Mr. Mukhopadhyay, who began working at Oyo in August 2018, said employees were under so much pressure to add new rooms that they brought hotels online that lacked air-conditioning, water heaters or electricity. He and eight others said their managers had asked them to engage in a monthly shell game of briefly inserting these unavailable properties into Oyo’s listings — complete with fake photographs — to help impress investors.
Mr. Ghosh, who left the India job this week and joined Oyo’s board, said that some hotels open in stages and that “there is no padding.”
Saurabh Sharma, who worked for Oyo from 2014 to 2018 as an operations manager, said the company sometimes deliberately withheld payments from hotel owners — a practice that half a dozen other current and former employees also described.
In some cases, they said, the start-up wanted to squeeze the hotel owners into renegotiating contracts that it deemed unprofitable. In others, Oyo wanted to save money and figured that most owners would not press for full payment.
“If 1,000 people shout, we will pay 200,” Mr. Sharma said Oyo managers had told him.
In a police complaint filed in November, Betz Fernandez, owner of the Roxel Inn in Bangalore, said Oyo owed him $49,000 and acted with “intention to cheat and cause wrongful loss” by charging him for nonexistent guests and refusing to pay the contracted minimum monthly payment. Oyo said the dispute was in arbitration.
Oyo’s oversight of its workers was also sometimes so lax that employees brazenly stole from it, said four people who were involved in the start-up’s fraud-fighting efforts.
Because Oyo hotels are popular with unmarried couples looking for places for their trysts, one scheme involved workers at properties run directly by the start-up colluding to keep the guests checked in after they left.
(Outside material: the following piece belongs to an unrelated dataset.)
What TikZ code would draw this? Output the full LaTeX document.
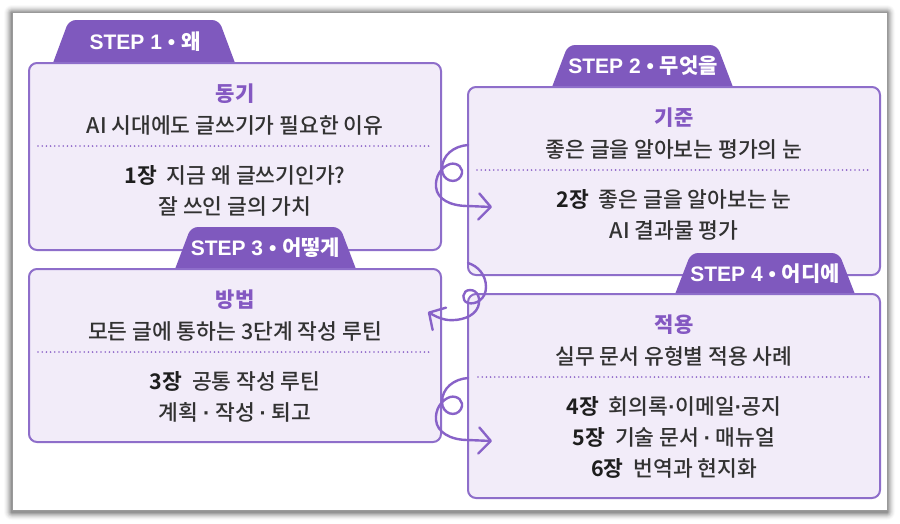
\documentclass[tikz,border=0pt]{standalone}
\usepackage{fontspec}
\setmainfont{Noto Sans CJK KR}
\newfontfamily\bodyfont{Noto Sans CJK KR Medium}
\newfontfamily\hgfont{Noto Sans CJK KR}
\newfontfamily\dotfont{Liberation Sans}
\newfontfamily\tabfont{Liberation Sans}
\usetikzlibrary{calc,arrows.meta}
\definecolor{tabpurple}{RGB}{127,89,190}
\definecolor{boxfill}{RGB}{242,236,249}
\definecolor{boxline}{RGB}{142,110,202}
\definecolor{titlepurple}{RGB}{132,88,194}
\definecolor{bodytext}{RGB}{50,50,50}
\definecolor{chaptext}{RGB}{30,30,30}
\definecolor{conncol}{RGB}{136,98,200}
\definecolor{dotcol}{RGB}{140,100,200}
\tikzset{
  box/.style={draw=boxline, fill=boxfill, line width=2pt, rounded corners=8pt,
    minimum width=412pt, inner sep=0pt, outer sep=0pt},
  tabshape/.style={fill=tabpurple, rounded corners=7pt},
  tablabel/.style={text=white, font=\fontsize{21}{24}\tabfont\bfseries, inner sep=0pt, anchor=base},
  titletext/.style={text=titlepurple, font=\fontsize{21}{24}\selectfont\bfseries, inner sep=0pt, anchor=base},
  bodyline/.style={text=bodytext, font=\fontsize{21.5}{24}\bodyfont, inner sep=0pt, anchor=base},
  sepline/.style={dotcol, line width=1.8pt, line cap=round, dash pattern=on 0pt off 4.2pt},
  conn/.style={conncol, line width=2.4pt, line cap=round, line join=round,
    -{Straight Barb[length=12pt,width=26pt,round]}},
}
\newcommand{\chap}[1]{{\color{chaptext}\fontspec{Noto Sans CJK KR Bold}#1}\hspace{10pt}}
\newcommand{\mdot}{{\dotfont\bfseries ·}}
\newcommand{\bdot}{{\dotfont\bfseries •}}
\newcommand{\hg}[1]{{\hgfont\bfseries #1}}
\begin{document}
\begin{tikzpicture}[x=1pt,y=-1pt]
\useasboundingbox (0,0) rectangle (900,523);
\fill[white] (0,0) rectangle (900,523);
% outer card with shadow
\foreach \i/\o in {1/0.12,2/0.10,3/0.08,4/0.07,5/0.05,6/0.04,7/0.03,8/0.02}
  \fill[black, opacity=\o, rounded corners=\i pt] (12-\i,13-\i) rectangle (887+\i,512+\i);
\draw[fill=white, draw=black!40, line width=0.6pt] (12,12) rectangle (887,510);

% tab 1 and box 1
\fill[tabshape] (50,71) -- (69,20) -- (219,20) -- (238,71) -- cycle;
\node[box, minimum height=187pt] (b1) at (235,156.5) {};
% tab 2 and box 2
\fill[tabshape] (549,95) -- (568,45) -- (717,45) -- (736,95) -- cycle;
\node[box, minimum height=188pt] (b2) at (674,181) {};
% tab 3 and box 3
\fill[tabshape] (172,277) -- (191,227) -- (340,227) -- (359,277) -- cycle;
\node[box, minimum height=173pt] (b3) at (235,355.5) {};
% tab 4 and box 4
\fill[tabshape] (672,302) -- (691,253) -- (839,253) -- (858,302) -- cycle;
\node[box, minimum height=204pt] (b4) at (674,396) {};

% tab labels
\node[tablabel] (s1) at (145,49) {STEP 1 \bdot{} \hg{왜}};
\node[tablabel] (s2) at (643,73.5) {STEP 2 \bdot{} \hg{무엇을}};
\node[tablabel] (s3) at (265.5,255.5) {STEP 3 \bdot{} \hg{어떻게}};
\node[tablabel] (s4) at (765,281) {STEP 4 \bdot{} \hg{어디에}};

% box 1 texts
\node[titletext] (t1) at ($(b1.north)+(0,38)$) {동기};
\node[bodyline] (l1a) at ($(b1.north)+(0,70)$) {AI 시대에도 글쓰기가 필요한 이유};
\draw[sepline] ($(b1.north west)+(9,83)$) -- ($(b1.north east)+(-9,83)$);
\node[bodyline] (l1b) at ($(b1.north)+(0,120)$) {\chap{1장}지금 왜 글쓰기인가?};
\node[bodyline] (l1c) at ($(b1.north)+(0,151)$) {잘 쓰인 글의 가치};

% box 2 texts
\node[titletext] (t2) at ($(b2.north)+(0,38)$) {기준};
\node[bodyline] (l2a) at ($(b2.north)+(0,70)$) {좋은 글을 알아보는 평가의 눈};
\draw[sepline] ($(b2.north west)+(9,83)$) -- ($(b2.north east)+(-9,83)$);
\node[bodyline] (l2b) at ($(b2.north)+(0,120)$) {\chap{2장}좋은 글을 알아보는 눈};
\node[bodyline] (l2c) at ($(b2.north)+(0,151)$) {AI 결과물 평가};

% box 3 texts
\node[titletext] (t3) at ($(b3.north)+(0,38)$) {방법};
\node[bodyline] (l3a) at ($(b3.north)+(0,70)$) {모든 글에 통하는 3단계 작성 루틴};
\draw[sepline] ($(b3.north west)+(9,83)$) -- ($(b3.north east)+(-9,83)$);
\node[bodyline] (l3b) at ($(b3.north)+(0,120)$) {\chap{3장}공통 작성 루틴};
\node[bodyline] (l3c) at ($(b3.north)+(0,151)$) {계획 \mdot{} 작성 \mdot{} 퇴고};

% box 4 texts
\node[titletext] (t4) at ($(b4.north)+(0,38)$) {적용};
\node[bodyline] (l4a) at ($(b4.north)+(0,70)$) {실무 문서 유형별 적용 사례};
\draw[sepline] ($(b4.north west)+(10,83)$) -- ($(b4.north east)+(-10,83)$);
\node[bodyline] (l4b) at ($(b4.north)+(0,120)$) {\chap{4장}회의록\mdot{}이메일\mdot{}공지};
\node[bodyline] (l4c) at ($(b4.north)+(0,151)$) {\chap{5장}기술 문서 \mdot{} 매뉴얼};
\node[bodyline] (l4d) at ($(b4.north)+(0,182)$) {\chap{6장}번역과 현지화};

% connectors
\coordinate (c1) at ($(b2.north west)+(0,58)$);
\coordinate (e1) at ($(c1)+(24,62)$);
\coordinate (c2) at ($(b2.north west)+(0,176)$);
\coordinate (e2) at ($(c2)+(-40,49)$);
\coordinate (c3) at ($(b4.north west)+(0,84)$);
\coordinate (e3) at ($(c3)+(24,63)$);

\begin{scope}[shift={(c1)}]
\draw[conn] (c1) .. controls (-14,1) and (-26,10) .. (-26,24)
  .. controls (-26,36) and (-12,40) .. (-7,31)
  .. controls (-3,23) and (-11,17) .. (-18,19)
  .. controls (-27,22) and (-33,32) .. (-32,42)
  .. controls (-31,54) and (-18,61) .. (0,61) -- (e1);
\end{scope}
\begin{scope}[shift={(c2)}]
\draw[conn] (c2) .. controls (10,3) and (18,12) .. (18,24)
  .. controls (18,36) and (8,42) .. (0,40)
  .. controls (-7,38) and (-6,27) .. (2,27)
  .. controls (10,27) and (13,36) .. (10,44)
  .. controls (6,54) and (-8,58) .. (-20,57)
  .. controls (-28,56) and (-35,52) .. (e2);
\end{scope}
\begin{scope}[shift={(c3)}]
\draw[conn] (c3) .. controls (-14,1) and (-26,10) .. (-26,24)
  .. controls (-26,36) and (-12,40) .. (-7,31)
  .. controls (-3,23) and (-11,17) .. (-18,19)
  .. controls (-27,22) and (-33,32) .. (-32,42)
  .. controls (-31,54) and (-18,62) .. (0,62) -- (e3);
\end{scope}
\end{tikzpicture}
\end{document}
The workers then cleaned and resold the rooms for cash to other guests and pocketed the money, the people said.
Oyo has conducted surprise raids at some properties, seizing employee cellphones and checking rooms and records for evidence, they said.
An Oyo spokeswoman said it investigates all fraud accusations and had in some instances fired employees.
Executives have also asked employees to paper over troubling incidents, some workers said.
Mr. Mukhopadhyay said that one night last June, a long-term guest at an Oyo-run property in Noida, near New Delhi, called him. She said three men had raped her in her room.
The next morning, Mr. Mukhopadhyay and another Oyo employee were summoned to the police station, where they pleaded with the guest not to register a formal complaint. Oyo’s legal team also instructed them not to tell anyone about the incident because it could hurt the company’s image, he said. The guest withdrew the complaint and moved out.
In a telephone interview, the guest confirmed Mr. Mukhopadhyay’s account. Oyo disputed some details and said any decision to file a complaint was up to the guest. The Noida police said they had no record of a complaint.
To placate the authorities over unlicensed properties, Oyo managers also gave the police and other government officials free rooms on request, current and former employees said. They said the details were recorded in dedicated WhatsApp groups, one of which The Times reviewed.
Mr. Ghosh said, “We do not encourage or involve ourselves in any kind of bribery or graft.”
Mr. Mukhopadhyay said Oyo’s growth practices contributed to his decision to leave.
“There’s something called integrity,” he said. “I can’t compromise on that.”